Frat Cunt: “Get out.”
Porch: “Where are the raggers at?”
Frat Cunt: “Get out.”
Porch: “Get out silly!” (Mocking him)
He gets up and walks over to me. I was leaning against the door frame and then I stand up. Assuming he is going to close the door but no. He pushes me into the wall and I grab him by the throat. All the other frat cunts swarm in and I’m surrounded by them. He punches me and I punch him back. Hurley comes running over and puts one of the guys in a head-lock. My body was leaned down to the front and my shirt was coming off. All I can hear is “WHO IS THIS GUY?! WHO IS THIS GUY?! WHO IS THIS GUY?!” I get pushed out of it and these two guys are telling me to leave. I’m trying to put together what the fuck just happened and I just walk out of the frat. We meet outside and start walking down the street as we give up on our night. We ended up waiting for our taxi in the rain for around 45 minutes. While we were waiting people are walking past us and having their own conversations.

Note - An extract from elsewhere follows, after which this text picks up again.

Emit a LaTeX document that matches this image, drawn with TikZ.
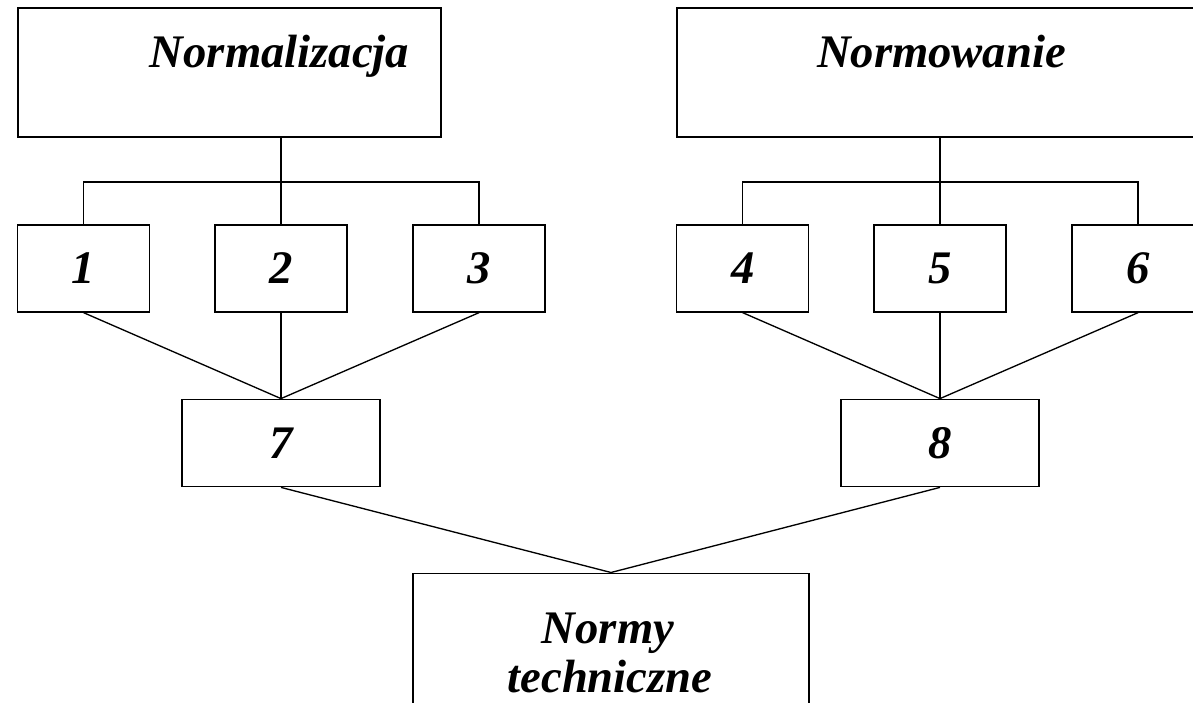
\documentclass[tikz,border=0pt]{standalone}
\usepackage{fontspec}
\setmainfont{Liberation Serif}
\begin{document}
\begin{tikzpicture}[x=0.75pt,y=-0.75pt,
  lbl/.style={font=\fontsize{35}{40}\selectfont\bfseries\itshape},
  bigbox/.style={draw,line width=1.5pt,rectangle,inner sep=0pt},
  smallbox/.style={draw,line width=1pt,rectangle,inner sep=0pt,lbl,
                   minimum width=99pt,minimum height=65.25pt},
  midbox/.style={draw,line width=1pt,rectangle,inner sep=0pt,lbl,
                 minimum width=148.5pt,minimum height=65.6pt},
  link/.style={line width=1pt}]
\useasboundingbox (0,0) rectangle (1193,703);
\clip (0,0) rectangle (1193,703);

% top boxes
\node[bigbox,minimum width=317.6pt,minimum height=96.75pt] (normA) at (229.25,72.5) {};
\node[bigbox,minimum width=392.25pt,minimum height=96.75pt] (normB) at (938.5,72.5) {};
\node[lbl,inner sep=0pt,anchor=base] (tA) at (279.5,67) {Normalizacja};
\node[lbl,inner sep=0pt,anchor=base] (tB) at (941.5,67) {Normowanie};

% numbered boxes
\node[smallbox] (b1) at (83.6,268.5) {1};
\node[smallbox] (b2) at (281,268.5) {2};
\node[smallbox] (b3) at (479,268.5) {3};
\node[smallbox] (b4) at (742.7,268.5) {4};
\node[smallbox] (b5) at (940,268.5) {5};
\node[smallbox] (b6) at (1138,268.5) {6};
\node[midbox] (b7) at (281,443) {7};
\node[midbox] (b8) at (940,443) {8};

% bottom box
\node[draw,line width=1pt,rectangle,inner sep=0pt,minimum width=297.2pt,minimum height=110pt] (nt) at (611,646.5) {};
\node[lbl,inner sep=0pt,anchor=base] (ntA) at (608,643) {Normy};
\node[lbl,inner sep=0pt,anchor=base] (ntB) at (610,692) {techniczne};

% branching under the top boxes
\coordinate (barA) at (281,182);
\coordinate (barB) at (940,182);
\draw[link] (b2.north |- normA.south) -- (b2.north);
\draw[link] (b1.north) -- (b1.north |- barA) -- (b3.north |- barA) -- (b3.north);
\draw[link] (b5.north |- normB.south) -- (b5.north);
\draw[link] (b4.north) -- (b4.north |- barB) -- (b6.north |- barB) -- (b6.north);

% merging lines
\draw[link] (b1.south) -- (b7.north);
\draw[link] (b2.south) -- (b7.north);
\draw[link] (b3.south) -- (b7.north);
\draw[link] (b4.south) -- (b8.north);
\draw[link] (b5.south) -- (b8.north);
\draw[link] (b6.south) -- (b8.north);
\draw[link] (b7.south) -- (nt.north);
\draw[link] (b8.south) -- (nt.north);
\end{tikzpicture}
\end{document}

This one group of people walked past us and they are talking about some girl ruining a relationship or something and I comment on it saying: “Dumb bitch.” She turns to me and starts walking backwards and says “YOU WANNA FIGHT?! YEAH THAT’S RIGHT KEEP WALKING!” I was standing still and there was some Dumb Kid standing and staring at me. I didn’t give him the satisfaction of looking at him, but while he was standing there like the retard he is; Sampson says in a loud and clear enough voice “Yo what is this kid doing?” Dumb kid walked away. As we continue to wait we are calling everyone in our phonebook to party. From nobody answering to not being allowed to go to where ever they are. Fuck U of I.
We finally get to the hotel around 10pm and start drinking again. These two girls, Natalie and Chrissy came over and we started to play Porch’s Circle. This game is hard to explain but somehow it was like if Natalie knew how to play. Natalie 1. Chrissy 0. We tried explaining it to Chrissy but that was basically pointless. It was like a deaf person talking to a wall. Natalie 1. Chrissy -1. These girls are pretty cool but Chrissy looked like she got ass raped by alcohol. She was fucked sideways in and out of the bag. As we are playing I hear Natalie mention something about my buddy Gayles. I LOVE GAYLES! Gayles is one of those guys that everybody in the world has to meet at least 67 times in their life time. Natalie 2. Chrissy -1. Hurley and Sampson drank on their own while Flip and I drank with the girls. Before we started playing it was time for a blunt. We would smoke blunts in the bathroom so the room wouldn’t smell of weed. We were smoking in this little tiny bathroom with a shower in it. Puff puff pass is going real well until miss no hands DROPS THE BLUNT INTO THE TOILET! WTF are you kidding me?! There was about a quarter of a gram blunt left! Natalie 2. Chrissy -2. We went back to play Porch’s Circle and Chrissy is just a zombie at this point. There’s a 99.9% chance she doesn’t remember any of this and will read this hopefully laughing but yet saying “Ahh shit.” I don’t know if she was able to talk but she sat there and attempted to play. I ended up getting extra drunk and blacked out but I guess she ended up spilling her drink like four times in a row and all over my playing cards. Natalie 2. Chrissy -7.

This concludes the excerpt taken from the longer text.